In the continuing string of unpaid power bills that sits at the heart of California’s lingering electricity crisis, the state association of independent power producers last Wednesday asked the state transmission grid operator, Cal-ISO, to pay up. The nonprofit public benefits organization said that it is “working on it.”

So far, the California Independent Energy Producers’ (IEP) Executive Director Jan Smutny-Jones, the former chairman of the now disbanded Cal-ISO governing board, hasn’t even received a “checks in the mail” reply to his letter that was sent Tuesday.

“Where’s the money?” asked Smutny-Jones, during a conference call with news media Wednesday to underscore his point. “The generators are producing electricity, the consumers are paying for that electricity, and yet those payments aren’t finding their way to the generators. Clearly, this needs to be fixed.”

At stake is more than $1 billion, according to Smutny-Jones.

The Cal-ISO’s spokesperson said the grid operator, which has to buy spot supplies from time to time to assure adequate generation reserves to supply the state’s power grid, hopes to have something worked out later this week to clear up the payment bottleneck.

A combination of increasing complexity in the state’s wholesale power buying since the former state-chartered California Power Exchange went out of business earlier this year and the lack of the investor-owned utilities’ involvement in the wholesale power buying now have caused delays, the spokesperson said.

Smutny-Jones said that California’s business climate and energy market would be harmed if the payments were not made. By not making the payments, he said in a letter requesting an explanation for why Cal-ISO is in violation of its own federally regulated tariffs.

The start of California’s electricity emergency last winter began with the two largest private sector utilities losing their creditworthiness, and thus, being unable to buy wholesale power supplies on a spot basis. The state stepped in as a result.

Smutny-Jones in his letter alluded to Cal-ISO and all of its scheduling coordinators jeopardizing their creditworthiness if a solution to the past-due payments is not found. He called the issue “extremely time sensitive,” in pleading his case to Cal-ISO CEO Terry Winter.

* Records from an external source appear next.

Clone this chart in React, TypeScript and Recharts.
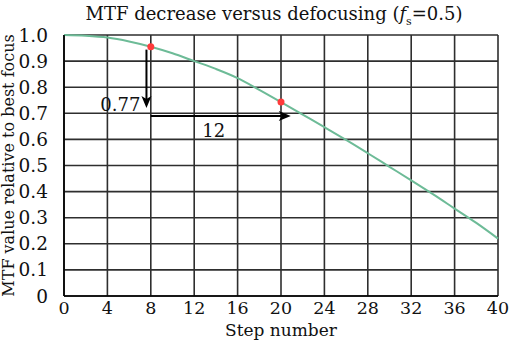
import {
  ComposedChart,
  CartesianGrid,
  Line,
  Scatter,
  XAxis,
  YAxis,
  ReferenceLine,
  ReferenceDot,
  Label
} from "recharts";

const steps = [0, 2, 4, 6, 8, 10, 12, 14, 16, 18, 20, 22, 24, 26, 28, 30, 32, 34, 36, 38, 40];
const mtf = [1.0, 0.997, 0.99, 0.975, 0.955, 0.93, 0.9, 0.87, 0.835, 0.79, 0.743, 0.695, 0.647, 0.598, 0.547, 0.495, 0.443, 0.39, 0.335, 0.28, 0.22];

const markedSteps = [8, 20];
const markedValues = [0.955, 0.743];

const xTicks = [0, 4, 8, 12, 16, 20, 24, 28, 32, 36, 40];
const yTicks = [0, 0.1, 0.2, 0.3, 0.4, 0.5, 0.6, 0.7, 0.8, 0.9, 1.0];

// annotation arrows: drop from the first marked point, then run across 12 steps
const dropArrow = [{ x: 7.6, y: 0.944 }, { x: 7.6, y: 0.72 }];
const runArrow = [{ x: 8, y: 0.69 }, { x: 20.9, y: 0.69 }];
const dropLabel = { x: 7.5, y: 0.735, text: "0.77" };
const runLabel = { x: 13.8, y: 0.635, text: "12" };

const curve = steps.map((s, i) => ({ step: s, mtf: mtf[i] }));
const marks = markedSteps.map((s, i) => ({ step: s, mtf: markedValues[i] }));

const FONT = "DejaVu Serif";

function Arrow(props: any) {
  const { x1, y1, x2, y2 } = props;
  const dx = x2 - x1;
  const dy = y2 - y1;
  const len = Math.sqrt(dx * dx + dy * dy) || 1;
  const ux = dx / len;
  const uy = dy / len;
  const headL = 12;
  const headW = 5;
  const bx = x2 - ux * headL;
  const by = y2 - uy * headL;
  // notch slightly inside the head base
  const nx = bx + ux * 3;
  const ny = by + uy * 3;
  const pts = `${x2},${y2} ${bx - uy * headW},${by + ux * headW} ${nx},${ny} ${bx + uy * headW},${by - ux * headW}`;
  return (
    <g>
      <line x1={x1} y1={y1} x2={nx} y2={ny} stroke="#000" strokeWidth={2} />
      <polygon points={pts} fill="#000" />
    </g>
  );
}

export default function App() {
  return (
    <div style={{ position: "absolute", left: 0, top: 0, width: 509, height: 340, background: "#fff", fontFamily: FONT }}>
      <div
        style={{
          position: "absolute",
          top: 3,
          left: 52,
          width: 444,
          textAlign: "center",
          fontSize: 18,
          color: "#111",
          whiteSpace: "nowrap"
        }}
      >
        MTF decrease versus defocusing (<i>f</i>
        <sub style={{ fontSize: 11 }}>s</sub>=0.5)
      </div>
      <ComposedChart
        width={509}
        height={340}
        data={curve}
        margin={{ top: 35, right: 11, bottom: 0, left: 0 }}
        style={{ fontFamily: FONT }}
      >
        <CartesianGrid stroke="#2e2e2e" strokeWidth={1.6} vertical horizontal />
        <XAxis
          dataKey="step"
          type="number"
          domain={[0, 40]}
          ticks={xTicks}
          interval={0}
          height={44}
          tickLine={false}
          tickMargin={0}
          axisLine={{ stroke: "#000", strokeWidth: 1.6 }}
          tick={{ fill: "#111", fontSize: 17.5, fontFamily: FONT }}
        >
          <Label value="Step number" position="insideBottom" offset={4} style={{ fill: "#111", fontSize: 17, fontFamily: FONT }} />
        </XAxis>
        <YAxis
          type="number"
          domain={[0, 1]}
          ticks={yTicks}
          interval={0}
          width={64}
          tickLine={false}
          tickMargin={10}
          axisLine={{ stroke: "#000", strokeWidth: 1.6 }}
          tickFormatter={(v: number) => (v === 0 ? "0" : v.toFixed(1))}
          tick={{ fill: "#111", fontSize: 18.5, fontFamily: FONT }}
        >
          <Label
            value="MTF value relative to best focus"
            angle={-90}
            position="insideLeft"
            offset={8}
            style={{ textAnchor: "middle", fill: "#111", fontSize: 16, fontFamily: FONT }}
          />
        </YAxis>
        <Line
          type="monotone"
          dataKey="mtf"
          stroke="#6dbb97"
          strokeWidth={2}
          dot={false}
          activeDot={false}
          isAnimationActive={false}
        />
        <Scatter data={marks} dataKey="mtf" fill="#ff3b3b" shape={(p: any) => <circle cx={p.cx} cy={p.cy} r={3.5} fill="#ff3b3b" />} isAnimationActive={false} />
        <ReferenceLine segment={dropArrow} stroke="#000" shape={Arrow} ifOverflow="visible" />
        <ReferenceLine segment={runArrow} stroke="#000" shape={Arrow} ifOverflow="visible" />
        <ReferenceDot
          x={dropLabel.x}
          y={dropLabel.y}
          r={0}
          fill="none"
          stroke="none"
          label={{ value: dropLabel.text, position: "left", fill: "#111", fontSize: 18, fontFamily: FONT }}
        />
        <ReferenceDot
          x={runLabel.x}
          y={runLabel.y}
          r={0}
          fill="none"
          stroke="none"
          label={{ value: runLabel.text, position: "center", fill: "#111", fontSize: 18, fontFamily: FONT }}
        />
      </ComposedChart>
    </div>
  );
}
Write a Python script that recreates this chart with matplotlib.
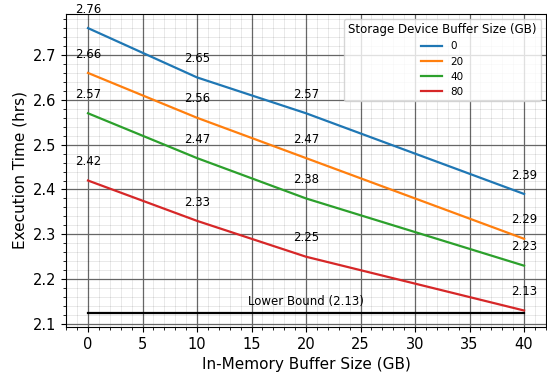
import matplotlib
matplotlib.use('Agg')
import matplotlib.pyplot as plt

mem_sizes = [0, 10, 20, 40]
dev_sizes = ['0', '20', '40', '80']
times_0 = [2.76, 2.65, 2.57, 2.39]
times_20 = [2.66, 2.56, 2.47, 2.29]
times_40 = [2.57, 2.47, 2.38, 2.23]
times_80 = [2.42, 2.33, 2.25, 2.13]
lower_bound = 2.125
lower_bound_label = 'Lower Bound (2.13)'

series = [times_0, times_20, times_40, times_80]
colors = ['#1f77b4', '#ff7f0e', '#2ca02c', '#d62728']

fig = plt.figure(figsize=(5.47, 3.75), dpi=100)
ax = fig.add_axes([0.121, 0.128, 0.877, 0.835])

for name, ys, c in zip(dev_sizes, series, colors):
    ax.plot(mem_sizes, ys, color=c, lw=1.6, label=name)
    for x, y in zip(mem_sizes, ys):
        ax.text(x, y + 0.042, f'{y:.2f}', ha='center', va='center', fontsize=8.5)

ax.plot([mem_sizes[0], mem_sizes[-1]], [lower_bound, lower_bound], color='black', lw=1.6)
ax.text((mem_sizes[0] + mem_sizes[-1]) / 2, lower_bound + 0.026, lower_bound_label,
        ha='center', va='center', fontsize=8.5)

ax.minorticks_on()
# minor grid is translucent so it darkens (not hides) the major lines where they cross
ax.grid(which='major', color='#666666', lw=0.9)
ax.grid(which='minor', color='black', alpha=0.1, lw=0.6)
ax.set_axisbelow(True)
ax.tick_params(labelsize=10.5)

ax.set_xlabel('In-Memory Buffer Size (GB)', fontsize=11)
ax.set_ylabel('Execution Time (hrs)', fontsize=11)

leg = ax.legend(title='Storage Device Buffer Size (GB)', loc='upper right',
                fontsize=7.5, title_fontsize=8.5, framealpha=0.8)

fig.savefig('out.png', dpi=100)
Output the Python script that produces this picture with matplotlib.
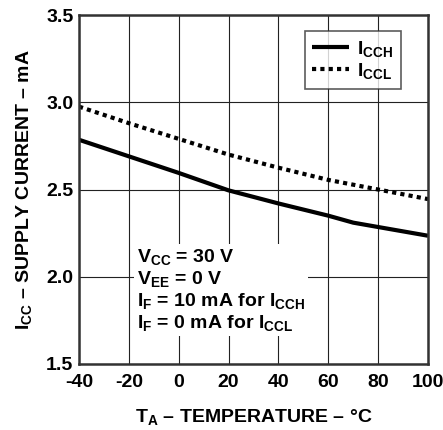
import numpy as np
import matplotlib
matplotlib.use("Agg")
import matplotlib.pyplot as plt

plt.rcParams['font.family'] = ['Liberation Sans', 'DejaVu Sans']
plt.rcParams['font.weight'] = 'bold'
plt.rcParams['mathtext.fontset'] = 'custom'
plt.rcParams['mathtext.rm'] = 'Liberation Sans:bold'
plt.rcParams['mathtext.bf'] = 'Liberation Sans:bold'
plt.rcParams['mathtext.it'] = 'Liberation Sans:bold'

# temperature points (deg C)
tempH = [-40, -20, 0, 20, 40, 60, 70, 80, 100]
icch = [2.785, 2.69, 2.595, 2.495, 2.42, 2.35, 2.31, 2.285, 2.235]
tempL = [-40, -20, 0, 20, 40, 60, 80, 100]
iccl = [2.975, 2.88, 2.79, 2.70, 2.625, 2.555, 2.50, 2.445]

xticks = [-40, -20, 0, 20, 40, 60, 80, 100]
yticks = [1.5, 2.0, 2.5, 3.0, 3.5]
fs = 14

fig = plt.figure(figsize=(4.43, 4.30), dpi=100)
ax = fig.add_axes([79/443, 1-364/430, 349/443, 349/430])

ax.plot(tempH, icch, color='black', lw=3, solid_capstyle='butt', label=r'$\mathrm{I_{CCH}}$')
ax.plot(tempL, iccl, color='black', lw=3, ls=(0, (1.0, 1.0)), label=r'$\mathrm{I_{CCL}}$')

ax.set_xlim(-40, 100)
ax.set_ylim(1.5, 3.5)
ax.set_xticks(xticks)
ax.set_yticks(yticks)
ax.set_xticklabels([str(t) for t in xticks], fontsize=fs, fontweight='bold')
ax.set_yticklabels(['%.1f' % v for v in yticks], fontsize=fs, fontweight='bold')
ax.tick_params(axis='x', length=0, pad=7)
ax.tick_params(axis='y', length=0, pad=4)
ax.grid(True, color='#222222', lw=0.8)
for s in ax.spines.values():
    s.set_linewidth(1.8)
    s.set_color('#333333')

ax.set_xlabel(r'$\mathrm{T_A}$ – TEMPERATURE – °C', fontsize=fs, fontweight='bold', labelpad=12)
ax.set_ylabel(r'$\mathrm{I_{CC}}$ – SUPPLY CURRENT – mA', fontsize=fs, fontweight='bold', labelpad=9)

leg = ax.legend(loc='upper right', bbox_to_anchor=(0.923, 0.954), borderaxespad=0, fontsize=fs,
                handlelength=1.9, handletextpad=0.4, borderpad=0.4, labelspacing=0.1,
                frameon=True, fancybox=False, edgecolor='#333333')
leg.get_frame().set_linewidth(1.2)

note = (r'$\mathrm{V_{CC}}$ = 30 V' + '\n' +
        r'$\mathrm{V_{EE}}$ = 0 V' + '\n' +
        r'$\mathrm{I_F}$ = 10 mA for $\mathrm{I_{CCH}}$' + '\n' +
        r'$\mathrm{I_F}$ = 0 mA for $\mathrm{I_{CCL}}$')
ax.text(0.165, 0.335, note, transform=ax.transAxes, fontsize=fs, fontweight='bold',
        va='top', ha='left', linespacing=1.13,
        bbox=dict(facecolor='white', edgecolor='none', pad=2))

fig.savefig('out.png', dpi=100)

“The ISO acknowledges that past debt is due,” said Winter. “This issue is being handled appropriately through the upcoming Federal Energy Regulatory Commission evidentiary hearings regarding refunds, and at the state legislature as well as through Pacific Gas and Electric Co.’s bankruptcy proceedings. Furthermore the ISO makes specific data available to market participants who may be owed money so that they may take whatever action they deem appropriate.”